On the way home from church on Sunday, I had an encounter with the holiness that pervades our lives and which brings me to tears, no matter where I find it.
Driving on one of the main-est of main streets in Havana, Quinta Avenida, I saw a group of about fifty women walking in two lines, dressed in white and carrying pink flowers and black and white copies of photographs. My breath caught: the Damas de Blanco, or Ladies in White! This group of women peacefully protests treatment of their loved ones in the Black Spring of 2003, when 75 Cubans involved in working for human rights or freedom of the press were arrested, condemned, and sentenced to time in prison. Since then, the women silently march each Sunday, in Havana and in different cities around the country, to keep their loved ones’ work and jail sentence in the forefront of Cuban society’s minds. Depending on – well, I’m not sure what it depends on really – but depending (I think) on the prevailing political mood in Cuba, the Ladies are either allowed to march; may march but are harassed; or get arrested, abducted, beaten, or jailed.
So marching takes bravery, because they don’t know what will happen in that day’s march. These women are wives who now run a household alone; they are parents who can’t see their jailed child. They are sisters who worry about a beloved brother. They are cousins, aunts, grandmothers. They love their jailed relatives; they struggle to provide for their families; they dress in white on Sundays and walk out the door, not knowing if they’ll be home again that evening – or ever.
I pulled over and got out of the car. I watched these women march deliberately. Some turned to look at me; some smiled at me. I began to cry. Their silent march reminded me that waiting for results can be an active process; their gutsy choice to stick with it moved me deeply. I stood there, trying to put myself in the position of having no power in the face of a relative’s arrest and imprisonment by the government of our country. Impossible to imagine. Yet these women found themselves in just such a hopeless scenario, and they found a way to join together to exhibit a peaceful show of strength and remembrance. Not only that, but they keep their movement going, week after week, under intense scrutiny and opposition from their own government. I couldn’t stop the tears.
Why did I classify this as an encounter with holiness? On that sidewalk, there walked love that was willing to lay down its life for another. That can be easy to imagine, easy to profess. But when a person, a flesh and blood person who knows what kind of pain or death may be involved, acts on such a profession, I find that holy ground.

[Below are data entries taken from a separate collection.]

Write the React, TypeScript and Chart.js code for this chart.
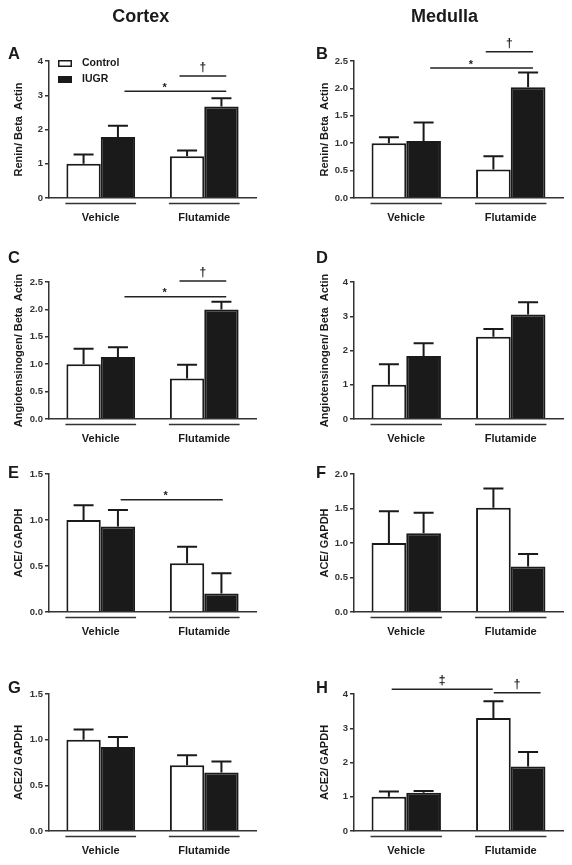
import React, { useEffect, useRef } from "react";
import { Chart, registerables } from "chart.js";

Chart.register(...registerables);

const FONT = '"Liberation Sans", Arial, Helvetica, sans-serif';
const INK = "#1a1a1a";

// ---------- categories / series ----------
const groups = ["Vehicle", "Flutamide"];
const seriesNames = ["Control", "IUGR"];
const columnTitles = ["Cortex", "Medulla"];

// ---------- tick values ----------
const ticks0to4 = [0, 1, 2, 3, 4];
const ticks0to25 = [0, 0.5, 1, 1.5, 2, 2.5];
const ticks0to15 = [0, 0.5, 1, 1.5];
const ticks0to20 = [0, 0.5, 1, 1.5, 2];

// ---------- A: Cortex renin ----------
const reninCortexControl = [1.0, 1.22];
const reninCortexControlSem = [0.27, 0.17];
const reninCortexIugr = [1.78, 2.67];
const reninCortexIugrSem = [0.33, 0.24];

// ---------- B: Medulla renin ----------
const reninMedullaControl = [1.0, 0.52];
const reninMedullaControlSem = [0.11, 0.24];
const reninMedullaIugr = [1.04, 2.02];
const reninMedullaIugrSem = [0.34, 0.27];

// ---------- C: Cortex angiotensinogen ----------
const agtCortexControl = [1.0, 0.74];
const agtCortexControlSem = [0.28, 0.25];
const agtCortexIugr = [1.13, 2.0];
const agtCortexIugrSem = [0.18, 0.14];

// ---------- D: Medulla angiotensinogen ----------
const agtMedullaControl = [1.0, 2.4];
const agtMedullaControlSem = [0.6, 0.23];
const agtMedullaIugr = [1.84, 3.05];
const agtMedullaIugrSem = [0.37, 0.36];

// ---------- E: Cortex ACE ----------
const aceCortexControl = [1.0, 0.53];
const aceCortexControlSem = [0.16, 0.18];
const aceCortexIugr = [0.93, 0.2];
const aceCortexIugrSem = [0.18, 0.22];

// ---------- F: Medulla ACE ----------
const aceMedullaControl = [1.0, 1.51];
const aceMedullaControlSem = [0.46, 0.28];
const aceMedullaIugr = [1.14, 0.66];
const aceMedullaIugrSem = [0.3, 0.18];

// ---------- G: Cortex ACE2 ----------
const ace2CortexControl = [1.0, 0.72];
const ace2CortexControlSem = [0.11, 0.11];
const ace2CortexIugr = [0.92, 0.64];
const ace2CortexIugrSem = [0.11, 0.12];

// ---------- H: Medulla ACE2 ----------
const ace2MedullaControl = [1.0, 3.3];
const ace2MedullaControlSem = [0.15, 0.49];
const ace2MedullaIugr = [1.12, 1.88];
const ace2MedullaIugrSem = [0.05, 0.43];

// ---------- significance levels (y value of the bracket line) ----------
const sigLevelsA = [3.56, 3.12];
const sigLevelsB = [2.67, 2.37];
const sigLevelsC = [2.52, 2.23];
const sigLevelsE = [1.22];
const sigLevelsH = [4.14, 4.04];

type Sig = { symbol: string; level: number; from: [number, number]; to: [number, number]; at?: [number, number] };

const daggerAndStar = (levels: number[]): Sig[] => [
  { symbol: "†", level: levels[0], from: [1, -0.72], to: [1, 0.64] },
  { symbol: "*", level: levels[1], from: [0, 0.69], to: [1, 0.64], at: [1, -1.15] },
];

// ---------- layout ----------
const COLS = [
  { x: 0, w: 286, axisLeft: 49, plotRight: 256, titleX: 19, letterX: 8 },
  { x: 286, w: 286, axisLeft: 68, plotRight: 277, titleX: 39, letterX: 316 },
];
const ROWS = [
  { top: 61, bottom: 198, letterY: 52.5 },
  { top: 282, bottom: 419, letterY: 257 },
  { top: 474, bottom: 612, letterY: 472 },
  { top: 694, bottom: 831, letterY: 687 },
];
const TOP_PAD = 50;
const X_AXIS_H = 34;

type PanelDef = {
  letter: string;
  col: number;
  row: number;
  yTitle: string;
  control: number[];
  controlSem: number[];
  iugr: number[];
  iugrSem: number[];
  yTicks: number[];
  decimals: number;
  sig: Sig[];
  legend?: boolean;
};

const panels: PanelDef[] = [
  { letter: "A", col: 0, row: 0, yTitle: "Renin/ Beta  Actin", control: reninCortexControl, controlSem: reninCortexControlSem, iugr: reninCortexIugr, iugrSem: reninCortexIugrSem, yTicks: ticks0to4, decimals: 0, sig: daggerAndStar(sigLevelsA), legend: true },
  { letter: "B", col: 1, row: 0, yTitle: "Renin/ Beta  Actin", control: reninMedullaControl, controlSem: reninMedullaControlSem, iugr: reninMedullaIugr, iugrSem: reninMedullaIugrSem, yTicks: ticks0to25, decimals: 1, sig: daggerAndStar(sigLevelsB) },
  { letter: "C", col: 0, row: 1, yTitle: "Angiotensinogen/ Beta  Actin", control: agtCortexControl, controlSem: agtCortexControlSem, iugr: agtCortexIugr, iugrSem: agtCortexIugrSem, yTicks: ticks0to25, decimals: 1, sig: daggerAndStar(sigLevelsC) },
  { letter: "D", col: 1, row: 1, yTitle: "Angiotensinogen/ Beta  Actin", control: agtMedullaControl, controlSem: agtMedullaControlSem, iugr: agtMedullaIugr, iugrSem: agtMedullaIugrSem, yTicks: ticks0to4, decimals: 0, sig: [] },
  { letter: "E", col: 0, row: 2, yTitle: "ACE/ GAPDH", control: aceCortexControl, controlSem: aceCortexControlSem, iugr: aceCortexIugr, iugrSem: aceCortexIugrSem, yTicks: ticks0to15, decimals: 1, sig: [{ symbol: "*", level: sigLevelsE[0], from: [0, 0.58], to: [1, 0.54], at: [1, -1.12] }] },
  { letter: "F", col: 1, row: 2, yTitle: "ACE/ GAPDH", control: aceMedullaControl, controlSem: aceMedullaControlSem, iugr: aceMedullaIugr, iugrSem: aceMedullaIugrSem, yTicks: ticks0to20, decimals: 1, sig: [] },
  { letter: "G", col: 0, row: 3, yTitle: "ACE2/ GAPDH", control: ace2CortexControl, controlSem: ace2CortexControlSem, iugr: ace2CortexIugr, iugrSem: ace2CortexIugrSem, yTicks: ticks0to15, decimals: 1, sig: [] },
  { letter: "H", col: 1, row: 3, yTitle: "ACE2/ GAPDH", control: ace2MedullaControl, controlSem: ace2MedullaControlSem, iugr: ace2MedullaIugr, iugrSem: ace2MedullaIugrSem, yTicks: ticks0to4, decimals: 0, sig: [
    { symbol: "‡", level: sigLevelsH[0], from: [0, -0.42], to: [1, -0.52] },
    { symbol: "†", level: sigLevelsH[1], from: [1, -0.49], to: [1, 0.86] },
  ] },
];

function PanelChart({ p }: { p: PanelDef }) {
  const ref = useRef<HTMLCanvasElement | null>(null);
  const col = COLS[p.col];
  const row = ROWS[p.row];
  const plotH = row.bottom - row.top;
  const canvasH = TOP_PAD + plotH + X_AXIS_H;
  const canvasTop = row.top - TOP_PAD;

  useEffect(() => {
    if (!ref.current) return;
    const sems = [p.controlSem, p.iugrSem];
    const overlay = {
      id: "overlay" + p.letter,
      afterDatasetsDraw(chart: any) {
        const ctx = chart.ctx;
        const ys = chart.scales.y;
        ctx.save();
        ctx.strokeStyle = INK;
        ctx.lineWidth = 2;
        sems.forEach((sem, di) => {
          const meta = chart.getDatasetMeta(di);
          meta.data.forEach((bar: any, i: number) => {
            const v = chart.data.datasets[di].data[i] as number;
            const yt = ys.getPixelForValue(v + sem[i]);
            ctx.beginPath();
            ctx.moveTo(bar.x, bar.y);
            ctx.lineTo(bar.x, yt);
            ctx.moveTo(bar.x - 10, yt);
            ctx.lineTo(bar.x + 10, yt);
            ctx.stroke();
          });
        });
        ctx.restore();
      },
      afterDraw(chart: any) {
        const ctx = chart.ctx;
        const area = chart.chartArea;
        const xs = chart.scales.x;
        const ys = chart.scales.y;
        const m0 = chart.getDatasetMeta(0);
        const m1 = chart.getDatasetMeta(1);
        const bw = m0.data[0].width;
        ctx.save();
        // group underlines
        ctx.strokeStyle = "#333";
        ctx.lineWidth = 1.5;
        groups.forEach((_, gi) => {
          const l = m0.data[gi].x - bw / 2 - 1;
          const r = m1.data[gi].x + bw / 2 + 1;
          const yy = area.bottom + 5.5;
          ctx.beginPath();
          ctx.moveTo(l, yy);
          ctx.lineTo(r, yy);
          ctx.stroke();
        });
        // y title
        ctx.fillStyle = INK;
        ctx.font = `bold 11px ${FONT}`;
        ctx.textAlign = "center";
        ctx.textBaseline = "middle";
        ctx.save();
        ctx.translate(col.titleX, (area.top + area.bottom) / 2);
        ctx.rotate(-Math.PI / 2);
        ctx.fillText(p.yTitle, 0, 0);
        ctx.restore();
        // significance brackets
        const px = (pos: [number, number]) => xs.getPixelForValue(pos[0]) + pos[1] * bw;
        p.sig.forEach((s) => {
          const x1 = px(s.from);
          const x2 = px(s.to);
          const yy = ys.getPixelForValue(s.level);
          ctx.strokeStyle = "#222";
          ctx.lineWidth = 1.5;
          ctx.beginPath();
          ctx.moveTo(x1, yy);
          ctx.lineTo(x2, yy);
          ctx.stroke();
          const lx = s.at ? px(s.at) : (x1 + x2) / 2;
          ctx.fillStyle = INK;
          ctx.textAlign = "center";
          ctx.textBaseline = "alphabetic";
          if (s.symbol === "*") {
            ctx.font = `bold 11px ${FONT}`;
            ctx.fillText(s.symbol, lx, yy - 0.5);
          } else {
            ctx.font = `bold 12px ${FONT}`;
            ctx.fillText(s.symbol, lx, yy - 5);
          }
        });
        // legend
        if (p.legend) {
          const bx = area.left + 9;
          [0, 1].forEach((k) => {
            const by = area.top - 1 + k * 16;
            if (k === 0) {
              ctx.fillStyle = "#fff";
              ctx.fillRect(bx, by, 14, 7);
              ctx.strokeStyle = INK;
              ctx.lineWidth = 1.5;
              ctx.strokeRect(bx + 0.75, by + 0.75, 12.5, 5.5);
            } else {
              ctx.fillStyle = INK;
              ctx.fillRect(bx, by, 14, 7);
            }
            ctx.fillStyle = INK;
            ctx.font = `bold 10.5px ${FONT}`;
            ctx.textAlign = "left";
            ctx.textBaseline = "middle";
            ctx.fillText(chart.data.datasets[k].label, bx + 24, by + 3.5);
          });
        }
        ctx.restore();
      },
    };

    const chart = new Chart(ref.current, {
      type: "bar",
      data: {
        labels: groups,
        datasets: [
          { label: seriesNames[0], data: p.control, backgroundColor: "#ffffff", borderColor: INK, borderWidth: 2, borderSkipped: "start", categoryPercentage: 0.664, barPercentage: 1 },
          { label: seriesNames[1], data: p.iugr, backgroundColor: INK, borderColor: INK, borderWidth: 2, borderSkipped: "start", categoryPercentage: 0.664, barPercentage: 1 },
        ],
      },
      options: {
        responsive: false,
        animation: false,
        devicePixelRatio: 1,
        layout: { padding: { top: TOP_PAD, left: 0, right: col.w - col.plotRight, bottom: 0 } },
        plugins: { legend: { display: false }, tooltip: { enabled: false }, title: { display: false } },
        scales: {
          x: {
            type: "category",
            offset: true,
            grid: { display: false, drawTicks: false },
            border: { display: true, color: "#333", width: 1.5 },
            ticks: { padding: 13.5, color: INK, maxRotation: 0, font: { family: FONT, size: 11, weight: "bold" } },
            afterFit: (s: any) => { s.height = X_AXIS_H; },
          },
          y: {
            min: 0,
            max: p.yTicks[p.yTicks.length - 1],
            grid: { display: true, drawOnChartArea: false, drawTicks: true, tickLength: 4, color: "#333", lineWidth: 1.5 },
            border: { display: true, color: "#333", width: 1.5 },
            ticks: {
              padding: 2,
              color: "#333",
              font: { family: FONT, size: 9.5, weight: "bold" },
              callback: (v: any) => Number(v).toFixed(p.decimals),
            },
            afterBuildTicks: (s: any) => { s.ticks = p.yTicks.map((v) => ({ value: v })); },
            afterFit: (s: any) => { s.width = col.axisLeft; },
          },
        },
      } as any,
      plugins: [overlay],
    });
    return () => chart.destroy();
  }, []);

  return (
    <canvas
      ref={ref}
      width={col.w}
      height={canvasH}
      style={{ position: "absolute", left: col.x, top: canvasTop, width: col.w, height: canvasH }}
    />
  );
}

export default function App() {
  return (
    <div style={{ position: "absolute", left: 0, top: 0, width: 572, height: 865, background: "#fff", overflow: "hidden", fontFamily: FONT, color: INK }}>
      {panels.map((p) => (
        <PanelChart key={p.letter} p={p} />
      ))}
      {columnTitles.map((t, i) => (
        <div key={t} style={{ position: "absolute", left: i === 0 ? 140.8 : 444.5, top: 16, transform: "translate(-50%, -50%)", font: `bold 18px ${FONT}`, lineHeight: 1, whiteSpace: "nowrap" }}>
          {t}
        </div>
      ))}
      {panels.map((p) => (
        <div key={"L" + p.letter} style={{ position: "absolute", left: COLS[p.col].letterX, top: ROWS[p.row].letterY, transform: "translateY(-50%)", font: `bold 16.5px ${FONT}`, lineHeight: 1 }}>
          {p.letter}
        </div>
      ))}
    </div>
  );
}
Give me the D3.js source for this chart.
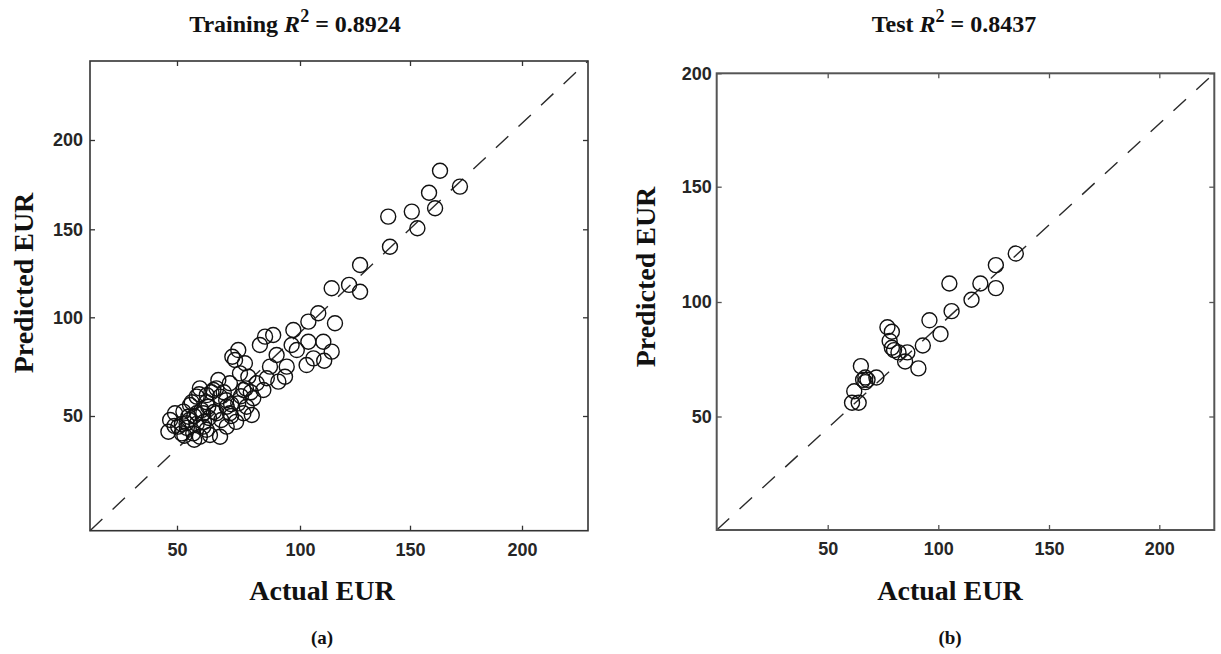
<!DOCTYPE html>
<html><head><meta charset="utf-8">
<script src="https://cdn.jsdelivr.net/npm/d3@7"></script>
<style>body{margin:0;background:#fff}svg{display:block}</style>
</head><body><svg id="c" width="1221" height="654"></svg>
<script>
const tickValues = [50, 100, 150, 200];
const trainTitle = {pre: "Training ", r2: "0.8924"};
const testTitle = {pre: "Test ", r2: "0.8437"};
const xLabel = "Actual EUR", yLabel = "Predicted EUR";
const panelLabels = ["(a)", "(b)"];

const trainActual = [163.4,172.3,158.5,161.2,150.8,140.1,153.3,140.9,127.3,127.3,114.4,122.3,108.3,103.8,115.9,85.8,89.1,83.7,97.3,96.6,98.7,103.8,110.6,114.4,106.1,103.0,94.6,90.5,87.8,93.9,91.2,86.5,82.4,85.1,81.0,77.0,79.0,75.6,73.6,74.9,77.6,71.5,66.8,64.8,62.1,59.3,58.0,55.3,52.6,49.2,47.2,46.5,50.5,53.9,56.6,60.7,63.4,67.5,70.2,66.1,70.2,67.5,74.9,78.3,80.4,77.0,71.5,60.7,58.0,54.6,51.9,59.3,62.7,72.5,111,52,55,57,54,49,58,61,63,65,60,56,62,59,64,66,69,70,72,76,78,80,68,72,74,62,57,53];
const trainPredicted = [182.8,173.9,170.5,161.8,159.9,157.1,150.6,140.1,129.7,114.5,116.5,118.4,102.3,97.8,97.0,90.2,91.0,86.0,93.6,86.0,83.4,87.6,87.6,82.6,79.2,75.8,75.0,80.9,75.0,69.9,67.4,69.1,66.6,63.2,59.0,63.2,69.9,71.6,78.4,83.4,76.7,66.6,68.2,63.2,60.6,64.0,59.8,55.6,52.2,51.4,48.0,42.0,44.6,46.3,41.2,44.6,40.4,39.5,44.6,51.4,54.7,59.8,56.4,54.7,50.5,51.4,51.4,51.4,51.4,49.6,41.2,39.5,54.7,80,78,46,48,50,44,45,46,47,49,52,53,57,57,61,62,64,62,58,56,60,64,62,48,50,47,43,38,40];

const testActual = [135,126,126,119,115,105,106,101,96,93,91,86,85,82,80,79,78,79,77,72,68,67,66,67,65,64,61,62];
const testPredicted = [121,116,106,108,101,108,96,86,92,81,71,78,74,78,79,80,83,87,89,67,66,67,66,65,72,56,56,61];

const svg = d3.select("#c");

function panel(cfg) {
  const x = d3.scaleLinear().domain(cfg.xDom).range(cfg.xRange);
  const y = d3.scaleLinear().domain(cfg.yDom).range(cfg.yRange);
  const g = svg.append("g");
  const x0 = cfg.xRange[0], x1 = cfg.xRange[cfg.xRange.length - 1];
  const y0 = cfg.yRange[0], y1 = cfg.yRange[cfg.yRange.length - 1];
  const axisColor = cfg.axisColor;

  g.append("line")
    .attr("x1", x(cfg.xDom[0])).attr("y1", y(cfg.yDom[0]))
    .attr("x2", x(cfg.xDom[cfg.xDom.length - 1])).attr("y2", y(cfg.yDom[cfg.yDom.length - 1]))
    .attr("stroke", "#2a2a2a").attr("stroke-width", 1.4).attr("stroke-dasharray", "17,14");

  g.append("g").selectAll("circle").data(cfg.xs.map((v, i) => [v, cfg.ys[i]]))
    .join("circle")
    .attr("cx", d => x(d[0])).attr("cy", d => y(d[1])).attr("r", 7.5)
    .attr("fill", "none").attr("stroke", "#111").attr("stroke-width", 1.4);

  const styleAxis = sel => {
    sel.select(".domain").remove();
    sel.selectAll(".tick line").attr("stroke", axisColor).attr("stroke-width", 1.3);
    sel.selectAll("text").attr("font-family", "Liberation Sans, Arial, sans-serif")
      .attr("font-weight", "bold").attr("font-size", 18).attr("fill", "#262626");
  };
  g.append("g").attr("transform", `translate(0,${y0})`)
    .call(d3.axisBottom(x).tickValues(tickValues).tickSize(-5).tickPadding(12.5).tickFormat(d3.format("d")))
    .call(styleAxis);
  g.append("g").attr("transform", `translate(0,${y1})`)
    .call(d3.axisTop(x).tickValues(tickValues).tickSize(-5).tickFormat(""))
    .call(styleAxis);
  g.append("g").attr("transform", `translate(${x0},0)`)
    .call(d3.axisLeft(y).tickValues(tickValues).tickSize(-5).tickPadding(cfg.yPad).tickFormat(d3.format("d")))
    .call(styleAxis);
  g.append("g").attr("transform", `translate(${x1},0)`)
    .call(d3.axisRight(y).tickValues(tickValues).tickSize(-5).tickFormat(""))
    .call(styleAxis);

  g.append("rect").attr("x", x0).attr("y", y1).attr("width", x1 - x0).attr("height", y0 - y1)
    .attr("fill", "none").attr("stroke", axisColor).attr("stroke-width", cfg.boxWidth);

  const t = g.append("text").attr("x", cfg.titleX).attr("y", 32).attr("text-anchor", "middle")
    .attr("font-family", "Liberation Serif, Times New Roman, serif").attr("font-weight", "bold")
    .attr("font-size", 24).attr("fill", "#111");
  t.append("tspan").text(cfg.title.pre);
  t.append("tspan").attr("font-style", "italic").text("R");
  t.append("tspan").attr("dy", -10).attr("font-size", 18).text("2");
  t.append("tspan").attr("dy", 10).text(" = " + cfg.title.r2);

  g.append("text").attr("x", cfg.xLabelX).attr("y", 600).attr("text-anchor", "middle")
    .attr("font-family", "Liberation Serif, Times New Roman, serif").attr("font-weight", "bold")
    .attr("font-size", 28).attr("fill", "#111").text(xLabel);
  g.append("text").attr("transform", `translate(${cfg.yLabelX},${cfg.yLabelY}) rotate(-90)`)
    .attr("text-anchor", "middle")
    .attr("font-family", "Liberation Serif, Times New Roman, serif").attr("font-weight", "bold")
    .attr("font-size", 28).attr("fill", "#111").text(yLabel);
  g.append("text").attr("x", cfg.xLabelX).attr("y", 644).attr("text-anchor", "middle")
    .attr("font-family", "Liberation Serif, Times New Roman, serif").attr("font-weight", "bold")
    .attr("font-size", 19).attr("fill", "#111").text(cfg.panel);
}

panel({
  xDom: [14.6, 50, 100, 150, 200, 229.5], xRange: [90, 177, 300, 410, 522, 588],
  yDom: [-8.1, 50, 100, 150, 200, 244.2], yRange: [530.7, 416, 317.3, 229.3, 140, 61],
  xs: trainActual, ys: trainPredicted, axisColor: "#333", boxWidth: 1.6, yPad: 7,
  title: trainTitle, titleX: 295, xLabelX: 322, yLabelX: 33, yLabelY: 283, panel: panelLabels[0]
});
panel({
  xDom: [0, 50, 100, 150, 200, 225], xRange: [716.7, 827.7, 938.3, 1049, 1159.3, 1214.3],
  yDom: [0, 50, 100, 150, 200], yRange: [530, 416.5, 302, 186.7, 73.3],
  xs: testActual, ys: testPredicted, axisColor: "#555", boxWidth: 2, yPad: 5,
  title: testTitle, titleX: 954, xLabelX: 950, yLabelX: 655, yLabelY: 277, panel: panelLabels[1]
});
</script></body></html>
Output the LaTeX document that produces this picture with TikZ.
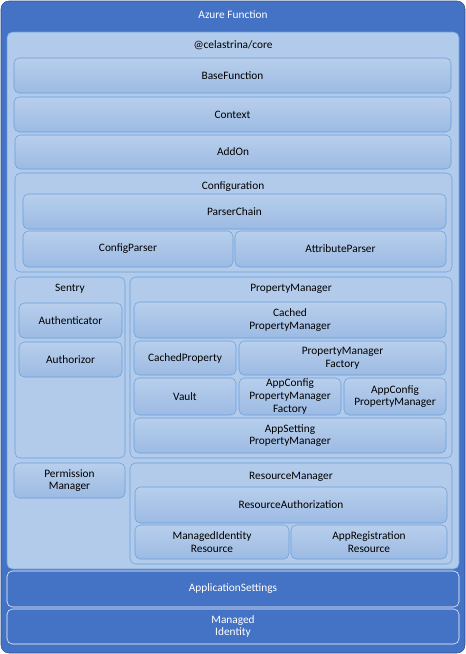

I don’t idealize these women as “holier than we.” They, like us, have faults, commit sins, see things through a skewed perspective. Some of them may come home from a quiet march and yell at their families. Maybe other imperfections show up: shading the truth, laziness at work, carrying a grudge.
But it is not in spite of their flaws that I glimpsed the sacredness of their protest; it is because of them. These women insist we see them, with their jailed relatives and wrinkled faces; with their personal flaws and commitment to justice and freedom; with their distinctive outfits and scuffed shoes. They will not easily release us to look away; in fact, they dare us to directly face what happens around us.
Waiting does not have to appear silent and weak. Yesterday, I saw women who have waited for their desired results for years, moving silently but with increasing power. Their bodies can be broken, but their spirits, their hopes, their ideals imbue them with a distinct lack of fear.
I want to live like that. So I’m doing my best to sit still, observe, and wait. Wait for a moment so that I can move from fear to no fear, from unprepared to fulfilled, from empty-handed to clasping hands with those I might have thought I would never affect.
Progress is often measured in minute fractions; sometimes it looks like defeat for awhile first. We need people who remain committed. We (I) need to be committed people, too.